The world of credit can be a mysterious one, to say the least. There is a lot of misinformation when it comes to credit and how to build it. Here are three things you need to know:
How Credit Scores Are Determined
(1) Your payment history makes up the most significant percentage of your credit score, so it is imperative that you make payments on time!
(2) Credit bureaus also look at the amount of money you owe compared to how much credit is available to you. The smaller the amount you owe, the better your credit score will be.
(3) The other, smaller portions pertain to the types of credit you have, like installment loans such as a car loan or mortgage, and revolving credit like credit card debt. (4) Any new credit you’ve applied for is also examined.

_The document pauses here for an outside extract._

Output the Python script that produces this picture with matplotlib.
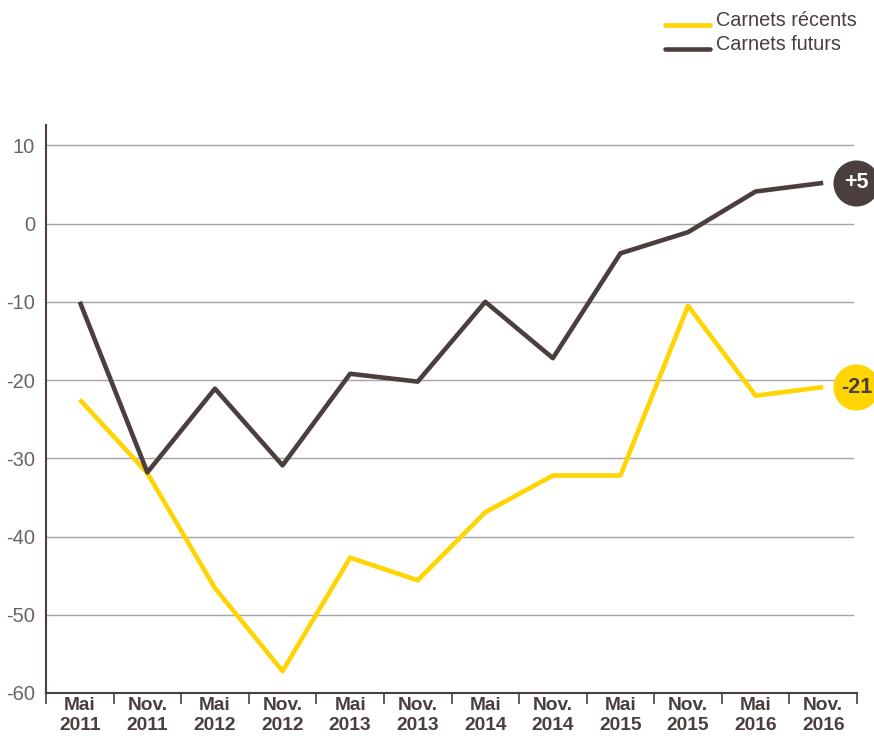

Your credit score can range anywhere from 300-850 and can affect many things, like the interest rate you can get on loans and mortgages, and it can even determine whether you are accepted to rent a place to live.
Credit Cards Aren’t Bad, but You Need to be Careful
I have heard many times that credit is bad and you should never use it. That simply isn’t true, but credit does need to be used wisely.
If misused, credit can get you into trouble. Instead, make sure you are paying off your entire credit card balance on time each month. If you only make the minimum payments, you will be charged interest and it will become a never-ending cycle of payments and even higher debt. Making the minimum payment will not make a dent in what you owe.
How to Check Your Credit Report
It is important to check your credit report a few times a year to make sure it is correct. There are three credit bureaus: Equifax, Experian, and TransUnion. Each one is required to give you one free report every year. The easiest way to request your report is at annualcreditreport.com. If your report is not correct, reach out to the credit bureau. Its representatives should help you with the process of correcting it.